Escalation in West Asia – Legal & Transactional Implications for Indian Businesses

Background and Context

Recent geopolitical escalation involving Iran, Israel and the United States has significantly heightened instability in the Gulf region, particularly around the Strait of Hormuz, a critical global energy and shipping corridor. India remains structurally exposed to developments in this region due to:

  • Its dependence on crude oil and LNG imports transiting through Hormuz;
  • significant export flows routed via Gulf shipping and air corridors; and
  • growing cross-border investment and financing linkages.

While the macroeconomic implications are widely discussed, the immediate and medium-term impact for Indian corporates is likely to manifest through contractual, compliance and transactional risk.

Key Legal and Transactional Implications

I. Commercial Contracts and Performance Risk

    Disruption to shipping routes, increased war risk insurance premiums and cargo delays may trigger:

    • force majeure clauses in supply and logistics contracts;
    • hardship or price adjustment mechanisms; and
    • claims relating to delay, demurrage or non-performance.

    Indian courts interpret force majeure narrowly, and mere commercial hardship is insufficient absent contractual coverage. Businesses must carefully assess whether performance has become legally impossible or only commercially onerous. Companies should proactively review delivery timelines, risk allocation clauses (FOB/CIF), and insurance provisions in cross-border contracts.

    II. Sanctions and Compliance Exposure

      Escalation increases the risk of expanded sanctions regimes by global regulators, particularly those administered by the Office of Foreign Assets Control. Even where Indian law does not impose direct restrictions, secondary sanctions exposure may arise where:

      • transactions are denominated in USD;
      • US financial institutions are involved in clearing.
      • Counterparties have links to sanctioned entities or jurisdictions.

      Indian corporates engaged in energy trading, shipping, commodity imports, or Gulf-linked operations should immediately reassess sanctions screening protocols and payment structuring.

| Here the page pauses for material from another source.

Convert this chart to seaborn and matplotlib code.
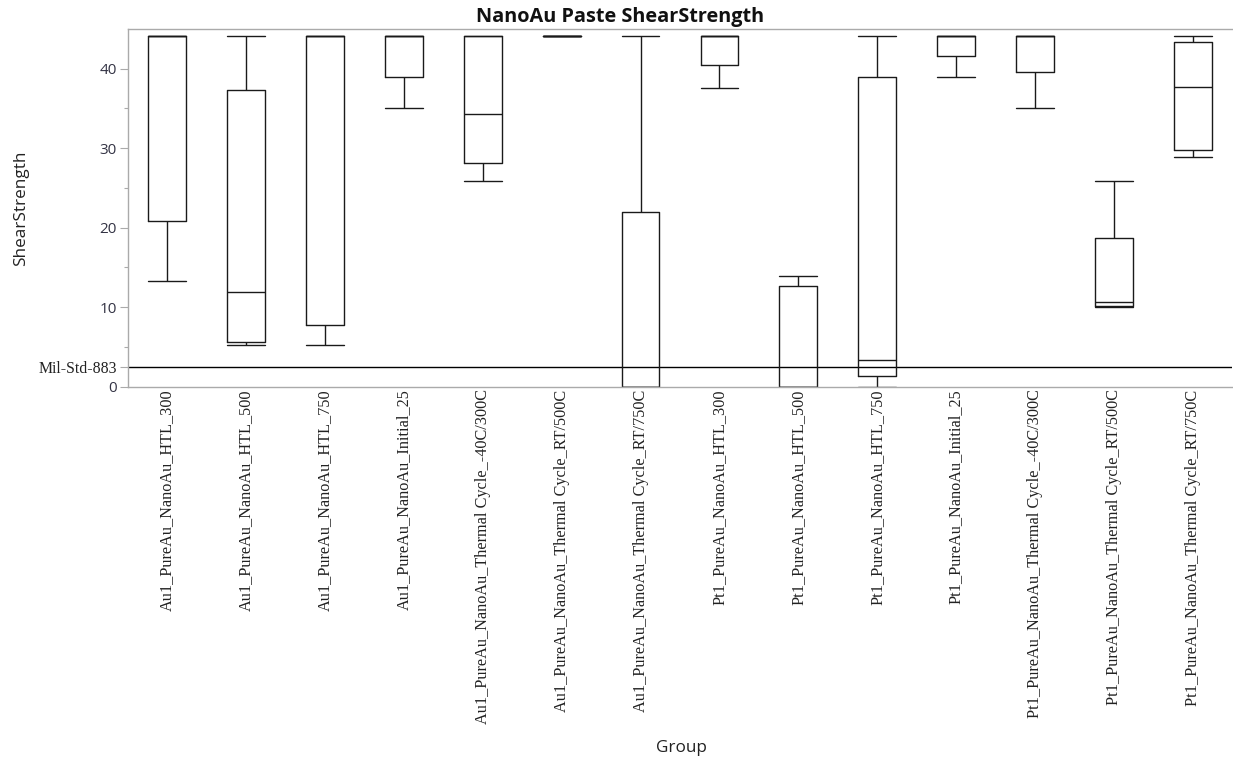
import matplotlib
matplotlib.use("Agg")
import matplotlib.pyplot as plt
import seaborn as sns
import pandas as pd

groups = [
    "Au1_PureAu_NanoAu_HTL_300",
    "Au1_PureAu_NanoAu_HTL_500",
    "Au1_PureAu_NanoAu_HTL_750",
    "Au1_PureAu_NanoAu_Initial_25",
    "Au1_PureAu_NanoAu_Thermal Cycle_-40C/300C",
    "Au1_PureAu_NanoAu_Thermal Cycle_RT/500C",
    "Au1_PureAu_NanoAu_Thermal Cycle_RT/750C",
    "Pt1_PureAu_NanoAu_HTL_300",
    "Pt1_PureAu_NanoAu_HTL_500",
    "Pt1_PureAu_NanoAu_HTL_750",
    "Pt1_PureAu_NanoAu_Initial_25",
    "Pt1_PureAu_NanoAu_Thermal Cycle_-40C/300C",
    "Pt1_PureAu_NanoAu_Thermal Cycle_RT/500C",
    "Pt1_PureAu_NanoAu_Thermal Cycle_RT/750C",
]

# Shear strength readings per group (min, lower quartile, median, upper quartile, max)
au1_htl_300 = [13.3, 20.9, 44.1, 44.1, 44.1]
au1_htl_500 = [5.3, 5.6, 11.9, 37.3, 44.1]
au1_htl_750 = [5.3, 7.8, 44.1, 44.1, 44.1]
au1_initial_25 = [35.1, 39.0, 44.1, 44.1, 44.1]
au1_tc_m40_300 = [25.9, 28.1, 34.3, 44.1, 44.1]
au1_tc_rt_500 = [44.1, 44.1, 44.1, 44.1, 44.1]
au1_tc_rt_750 = [0.0, 0.0, 0.0, 22.0, 44.1]
pt1_htl_300 = [37.6, 40.5, 44.1, 44.1, 44.1]
pt1_htl_500 = [0.0, 0.0, 0.0, 12.7, 13.9]
pt1_htl_750 = [0.0, 1.4, 3.4, 39.0, 44.1]
pt1_initial_25 = [39.0, 41.6, 44.1, 44.1, 44.1]
pt1_tc_m40_300 = [35.1, 39.6, 44.1, 44.1, 44.1]
pt1_tc_rt_500 = [10.0, 10.15, 10.7, 18.7, 25.9]
pt1_tc_rt_750 = [28.85, 29.8, 37.65, 43.4, 44.1]

mil_std_883 = 2.5

values = [au1_htl_300, au1_htl_500, au1_htl_750, au1_initial_25, au1_tc_m40_300,
          au1_tc_rt_500, au1_tc_rt_750, pt1_htl_300, pt1_htl_500, pt1_htl_750,
          pt1_initial_25, pt1_tc_m40_300, pt1_tc_rt_500, pt1_tc_rt_750]

rows = []
for g, vals in zip(groups, values):
    for v in vals:
        rows.append({"Group": g, "ShearStrength": v})
df = pd.DataFrame(rows)

sns.set_theme(style="white")
plt.rcParams["font.family"] = ["Open Sans", "DejaVu Sans"]

fig = plt.figure(figsize=(12.33, 7.59), dpi=100)
ax = fig.add_axes([0.1038, 0.4906, 0.8954, 0.9618 - 0.4906])

line_c = "#1a1a1a"
sns.boxplot(data=df, x="Group", y="ShearStrength", order=groups, ax=ax,
            fill=False, color=line_c, linecolor=line_c, linewidth=1.0,
            width=0.48, whis=1.5, showfliers=False, capwidths=0.48)

ax.axhline(mil_std_883, color="black", lw=1.0, zorder=0)

ax.set_xlim(-0.5, len(groups) - 0.5)
ax.set_ylim(0, 45)

spine_c = "#aaaaaa"
for s in ["left", "bottom", "top"]:
    ax.spines[s].set_visible(True)
    ax.spines[s].set_color(spine_c)
    ax.spines[s].set_linewidth(1.0)
ax.spines["right"].set_visible(False)

ax.set_yticks([0, mil_std_883, 10, 20, 30, 40])
ax.set_yticklabels(["0", "Mil-Std-883", "10", "20", "30", "40"])
ax.set_yticks([5, 15, 25, 35], minor=True)
ax.tick_params(axis="y", which="major", left=True, length=6, width=0.8,
               color=spine_c, labelsize=11, labelcolor="#333344", pad=2)
ax.tick_params(axis="y", which="minor", left=True, length=3, width=0.8,
               color=spine_c)
for lab in ax.get_yticklabels():
    if lab.get_text() == "Mil-Std-883":
        lab.set_fontfamily(["Liberation Serif", "DejaVu Serif"])
        lab.set_fontsize(11.4)
        lab.set_color("#222222")

ax.set_xticks(range(len(groups)))
ax.set_xticklabels(groups, rotation=90, fontfamily=["Liberation Serif", "DejaVu Serif"],
                   fontsize=11.7, color="#222222", va="top", ha="center")
ax.tick_params(axis="x", bottom=False, length=0, pad=2)

ax.set_xlabel("")
ax.set_ylabel("ShearStrength", fontsize=12.3, color="#222222")
ax.yaxis.set_label_coords(-0.09, 0.5)
fig.text(0.5523, 1 - 748 / 759, "Group", ha="center", va="center",
         fontsize=12.3, color="#222222")

fig.text(0.503, 0.978, "NanoAu Paste ShearStrength", ha="center", va="center",
         fontsize=14.3, fontweight="bold", color="#111111")

fig.savefig("out.png", dpi=100)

      III. Cross-Border M&A and Financing Transactions

        In ongoing or proposed transactions, we anticipate:

        • tighter Material Adverse Change (MAC) clauses;
        • expanded representations relating to sanctions compliance and supply chain resilience;
        • enhanced indemnities or escrow holdbacks; and
        • more conservative valuation assumptions in energy-sensitive sectors.

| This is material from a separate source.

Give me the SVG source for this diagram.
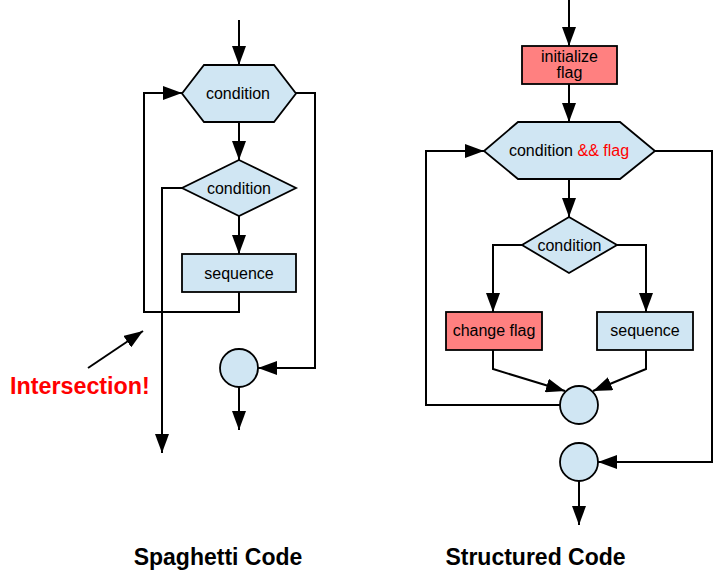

        Rising oil prices and currency volatility may also affect financing structures, including covenant compliance and foreign currency borrowing exposure. Due diligence processes should specifically incorporate geopolitical risk exposure mapping.

        IV. Insurance and Maritime Risk Allocation

          War risk premiums and marine insurance exclusions are likely to increase. This may give rise to:

          • disputes over the allocation of additional freight or insurance costs;
          • coverage interpretation disputes; and
          • renegotiation of long-term shipping arrangements.

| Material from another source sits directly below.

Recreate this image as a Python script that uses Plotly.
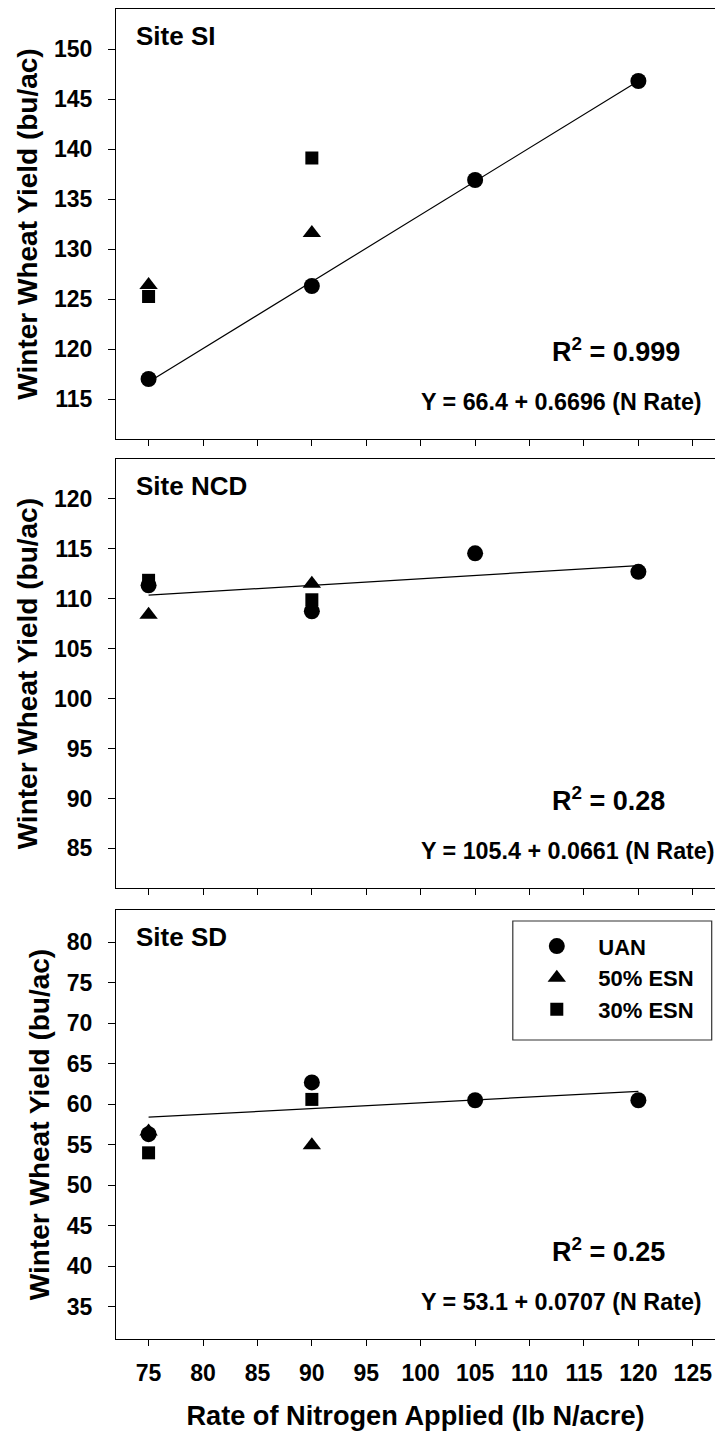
import plotly.graph_objects as go

# ---------------- data ----------------
N_RATE_UAN = [75, 90, 105, 120]
N_RATE_ESN = [75, 90]
FIT_X = [75, 120]

SI_UAN = [117.0, 126.3, 136.9, 146.8]
SI_ESN50 = [126.4, 131.6]
SI_ESN30 = [125.25, 139.1]
SI_FIT = [116.7, 146.8]

NCD_UAN = [111.35, 108.75, 114.55, 112.7]
NCD_ESN50 = [108.4, 111.5]
NCD_ESN30 = [111.85, 109.9]
NCD_FIT = [110.36, 113.33]

SD_UAN = [56.3, 62.7, 60.5, 60.5]
SD_ESN50 = [56.65, 54.95]
SD_ESN30 = [54.0, 60.6]
SD_FIT = [58.4, 61.6]

SITE_LABELS = ["Site SI", "Site NCD", "Site SD"]
R2_LABELS = ["0.999", "0.28", "0.25"]
EQ_LABELS = ["Y = 66.4 + 0.6696 (N Rate)",
             "Y = 105.4 + 0.0661 (N Rate)",
             "Y = 53.1 + 0.0707 (N Rate)"]
SERIES_NAMES = ["UAN", "50% ESN", "30% ESN"]

X_TICKS = list(range(75, 130, 5))
Y_TICKS = [list(range(115, 155, 5)), list(range(85, 125, 5)), list(range(35, 85, 5))]
Y_RANGES = [[111.0, 154.0], [81.0, 124.0], [31.0, 84.0]]

# ---------------- geometry (screen pixels of the reference) ----------------
FONT = "Liberation Sans, Arial, Helvetica, sans-serif"
W, H = 715, 1433
PLOT_LEFT = 115.7
ML = PLOT_LEFT
MR = 0
MT = 9
MB = H - 1339
PW = W - ML - MR
PH = H - MT - MB

PX_PER_UNIT = 10.89
X0 = 75 - (148.3 - PLOT_LEFT) / PX_PER_UNIT
X_RANGE = [X0, X0 + PW / PX_PER_UNIT]

def sx(px):   # screen x -> paper fraction
    return (px - ML) / PW

def sy(py):   # screen y -> paper fraction
    return (H - MB - py) / PH

panels_px = [(9, 439), (459, 888.3), (910, 1339)]
domains = [[sy(b), sy(t)] for t, b in panels_px]
domains[2][0] = 0.0
domains[0][1] = 1.0

fig = go.Figure()

site_data = [
    (SI_UAN, SI_ESN50, SI_ESN30, SI_FIT),
    (NCD_UAN, NCD_ESN50, NCD_ESN30, NCD_FIT),
    (SD_UAN, SD_ESN50, SD_ESN30, SD_FIT),
]
symbols = ["circle", "triangle-up", "square"]
sizes = [16, 16, 13]

for i, (uan, e50, e30, fit) in enumerate(site_data):
    xa = "x" if i == 0 else f"x{i+1}"
    ya = "y" if i == 0 else f"y{i+1}"
    fig.add_trace(go.Scatter(x=FIT_X, y=fit, mode="lines",
                             line=dict(color="black", width=1.2),
                             xaxis=xa, yaxis=ya, showlegend=False,
                             hoverinfo="skip"))
    for j, (xs, ys) in enumerate([(N_RATE_UAN, uan), (N_RATE_ESN, e50), (N_RATE_ESN, e30)]):
        fig.add_trace(go.Scatter(
            x=xs, y=ys, mode="markers", name=SERIES_NAMES[j],
            marker=dict(symbol=symbols[j], size=sizes[j], color="black",
                        line=dict(width=0)),
            xaxis=xa, yaxis=ya, legendgroup=SERIES_NAMES[j],
            showlegend=(i == 2)))

layout = dict(
    width=W, height=H,
    margin=dict(l=ML, r=MR, t=MT, b=MB, autoexpand=False),
    paper_bgcolor="white", plot_bgcolor="white",
    font=dict(family=FONT, color="black", size=22, weight="bold"),
    showlegend=True,
    legend=dict(
        x=sx(515.2), y=sy(925.3), xanchor="left", yanchor="top",
        bgcolor="rgba(0,0,0,0)", borderwidth=0,
        font=dict(family=FONT, size=22, color="black", weight="bold"),
        itemwidth=73, traceorder="normal",
    ),
)

for i in range(3):
    xk = "xaxis" if i == 0 else f"xaxis{i+1}"
    yk = "yaxis" if i == 0 else f"yaxis{i+1}"
    ya = "y" if i == 0 else f"y{i+1}"
    xa = "x" if i == 0 else f"x{i+1}"
    layout[xk] = dict(
        domain=[0, 1], anchor=ya, range=X_RANGE,
        tickvals=X_TICKS, ticktext=[str(v) for v in X_TICKS],
        showticklabels=(i == 2), ticks="outside", ticklen=6, tickwidth=1,
        tickcolor="black", showline=True, linecolor="black", linewidth=1.2,
        mirror=True, showgrid=False, zeroline=False, tickangle=0,
        tickfont=dict(family=FONT, size=23, color="black", weight="bold"),
        ticklabelstandoff=7, automargin=False,
    )
    if i == 2:
        layout[xk]["title"] = dict(
            text="Rate of Nitrogen Applied (lb N/acre)",
            font=dict(family=FONT, size=27.2, color="black", weight="bold"),
            standoff=21)
    layout[yk] = dict(
        domain=domains[i], anchor=xa, range=Y_RANGES[i],
        tickvals=Y_TICKS[i], ticktext=[str(v) for v in Y_TICKS[i]],
        ticks="outside", ticklen=7, tickwidth=1, tickcolor="black",
        showline=True, linecolor="black", linewidth=1.2, mirror=False,
        showgrid=False, zeroline=False, automargin=False,
        tickfont=dict(family=FONT, size=23, color="black", weight="bold"),
        ticklabelstandoff=11,
        title=dict(text="Winter Wheat Yield (bu/ac)",
                   font=dict(family=FONT, size=28, color="black", weight="bold"),
                   standoff=8),
    )

fig.update_layout(**layout)

annotations = []
for i in range(3):
    xd = "x domain" if i == 0 else f"x{i+1} domain"
    yd = "y domain" if i == 0 else f"y{i+1} domain"
    ph = panels_px[i][1] - panels_px[i][0]
    annotations.append(dict(
        text=SITE_LABELS[i], xref=xd, yref=yd,
        x=(134 - PLOT_LEFT) / PW, y=1 - 27 / ph, xanchor="left", yanchor="middle",
        showarrow=False,
        font=dict(family=FONT, size=26, color="black", weight="bold")))
    annotations.append(dict(
        text="R<sup>2</sup> = " + R2_LABELS[i], xref=xd, yref=yd,
        x=(550 - PLOT_LEFT) / PW, y=89.5 / ph, xanchor="left", yanchor="middle",
        showarrow=False,
        font=dict(family=FONT, size=27, color="black", weight="bold")))
    annotations.append(dict(
        text=EQ_LABELS[i], xref=xd, yref=yd,
        x=(419 - PLOT_LEFT) / PW, y=37 / ph, xanchor="left", yanchor="middle",
        showarrow=False,
        font=dict(family=FONT, size=23.3, color="black", weight="bold")))
fig.update_layout(annotations=annotations)

# legend frame
fig.add_shape(type="rect", xref="paper", yref="paper",
              x0=sx(512.7), x1=sx(711.7), y0=sy(1040), y1=sy(921),
              line=dict(color="#333333", width=1.2), fillcolor="rgba(0,0,0,0)")

fig.write_html("out.html",
               config={"displayModeBar": False},
               post_script="document.body.style.margin='0px';")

          Businesses should review policy wording, cancellation rights and exclusions relating to acts of war and geopolitical hostilities.

          V. Corporate Governance and Disclosure Considerations

          Listed entities may need to assess disclosure obligations under applicable Securities Exchange Board of India regulations where:

          • material supply disruptions occur;
          • financial performance is expected to be affected; or
          • financing risk materially increases.

          Boards should document risk assessments and mitigation strategies to demonstrate appropriate oversight.

          Practical Steps for Indian Corporates

          In light of the above, companies should consider:

          • conducting an immediate contract and exposure audit;
          • reviewing force majeure and hardship clauses across key agreements;
          • enhancing sanctions compliance and counterparty screening;
          • stress-testing financing covenants;
          • reassessing insurance coverage adequacy; and
          • preparing investor communication strategies where relevant.

          Firm Takeaway

          The current West Asia escalation is not solely an energy market issue. For Indian businesses, the primary risk lies in contractual friction, compliance exposure, transaction uncertainty and potential dispute escalation. A structured legal review at this stage can materially reduce downstream litigation, regulatory and financing risk.